Frontiers in Plant Science (Feb 2022)

Single Nucleotide Polymorphism Detection for Peach Gummosis Disease Resistance by Genome-Wide Association Study

  • Xiongwei Li,
  • Jiabo Wang,
  • Mingshen Su,
  • Jingyi Zhou,
  • Minghao Zhang,
  • Jihong Du,
  • Huijuan Zhou,
  • Kexin Gan,
  • Jing Jin,
  • Xianan Zhang,
  • Ke Cao,
  • Weichao Fang,
  • Lirong Wang,
  • Huijuan Jia,
  • Zhongshan Gao,
  • Zhengwen Ye

DOI
https://doi.org/10.3389/fpls.2021.763618
Journal volume & issue
Vol. 12

Abstract

Read online

Peach gummosis is one of the most widespread and destructive diseases. It causes growth stunting, yield loss, branch, trunk, and tree death, and is becoming a restrictive factor in healthy and sustainable development of peach production.
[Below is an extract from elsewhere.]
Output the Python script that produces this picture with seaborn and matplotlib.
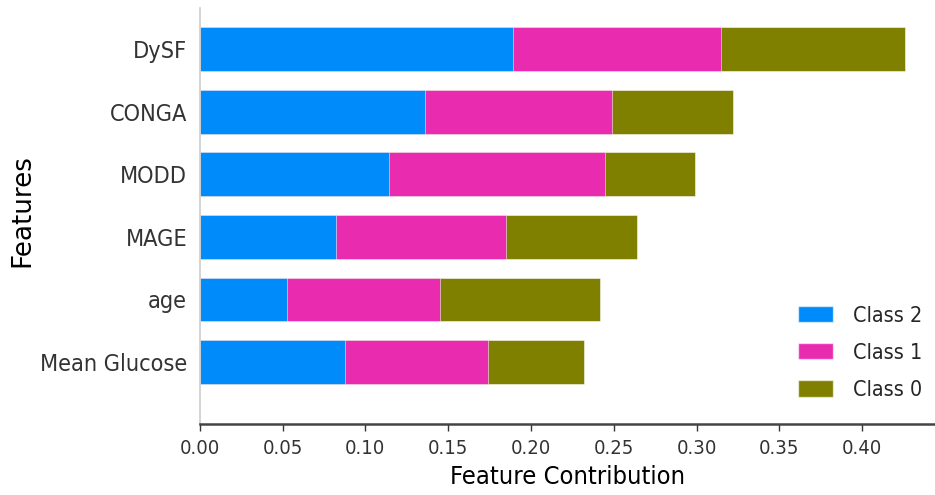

Although a locus has been identified based on bi-parental quantitative trait locus (QTL) mapping, selection of gummosis-resistant cultivars remains challenging due to the lack of resistant parents and of the complexity of an inducing factor. In this study, an integrated approach of genome-wide association study (GWAS) and comparative transcriptome was used to elucidate the genetic architecture associated with the disease using 195 accessions and 145,456 genome-wide single nucleotide polymorphisms (SNPs). The broad-sense and narrow-sense heritabilities were estimated using 2-year phenotypic data and genotypic data, which gave high values of 70 and 73%, respectively. Evaluation of population structure by neighbor-joining and principal components analysis (PCA) clustered all accessions into three major groups and six subgroups, mainly according to fruit shape, hairy vs. glabrous fruit skin, pedigree, geographic origin, and domestication history. Five SNPs were found to be significantly associated with gummosis disease resistance, of which SNPrs285957, located on chromosome6 across 28 Mb, was detected by both the BLINK and the FarmCPU model. Six candidate genes flanked by or harboring the significant SNPs, previously implicated in biotic stress tolerance, were significantly associated with this resistance. Two highly resistant accessions were identified with low disease severity, which could be potential sources of resistance genes for breeding. Our results provide a fresh insight into the genetic control of peach gummosis disease.